Autosomal dominant and autosomal recessive forms of the disease have been reported. Mutations in several genes have been shown to cause dopamine-responsive dystonia. The neurotransmitter dopamine is synthesised from tyrosine by the enzyme tyrosine hydroxylase, which uses tetrahydrobiopterin (BH4) as a cofactor. A mutation in the gene GCH1, which encodes the enzyme GTP cyclohydrolase I, disrupts the production of BH4, decreasing dopamine levels (hypodopaminergia). This results in autosomal-dominant DRD. Mutations in the genes for tyrosine hydroxylase and sepiapterin reductase result in autosomal-recessive forms of the disease. When the latter enzyme is affected, the condition tends to be more severe.
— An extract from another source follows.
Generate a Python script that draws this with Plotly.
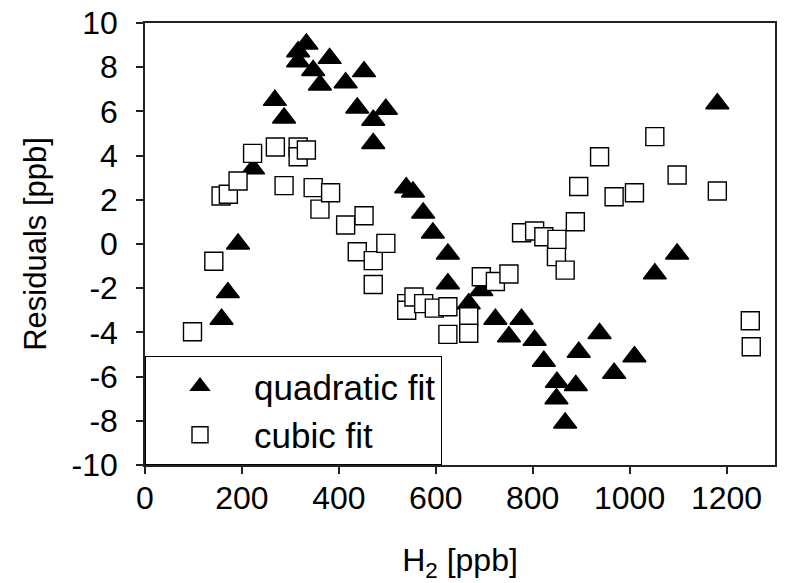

The activity of dopaminergic neurons in the nigrostriatal pathway normally peaks during the morning and also decreases with age until after age 20, which explains why the symptoms worsen during the course of the day and with increasing age until the third decade of life.
The diagnosis of DRD can be made from a typical history, a trial of dopamine medications, and genetic testing. Not all patients show mutations in the GCH1 gene, which makes genetic testing imperfect.
Sometimes a lumbar puncture is performed to measure concentrations of biopterin and neopterin, which can help determine the exact form of dopamine-responsive movement disorder: early onset parkinsonism (reduced biopterin and normal neopterin), GTP cyclohydrolase I deficiency (both decreased) and tyrosine hydroxylase deficiency (both normal).
An MRI scan of the brain can be used to look for conditions that can mimic DRD (for example, metal deposition in the basal ganglia can indicate Wilson's disease or pantothenate kinase-associated neurodegeneration). Nuclear imaging of the brain using positron emission tomography (PET scan) shows a normal radiolabelled dopamine uptake in DRD, contrary to the decreased uptake in Parkinson's disease.
Other differential diagnoses include metabolic disorders (such as GM2 gangliosidosis, phenylketonuria, hypothyroidism, Leigh disease) primarily dystonic juvenile parkinsonism, autosomal recessive early onset parkinsonism with diurnal fluctuation, early onset idiopathic parkinsonism, focal dystonias, dystonia musculorum deformans and dyspeptic dystonia with hiatal hernia.
The disease is named after Dr. Segawa, who provided an early clinical description.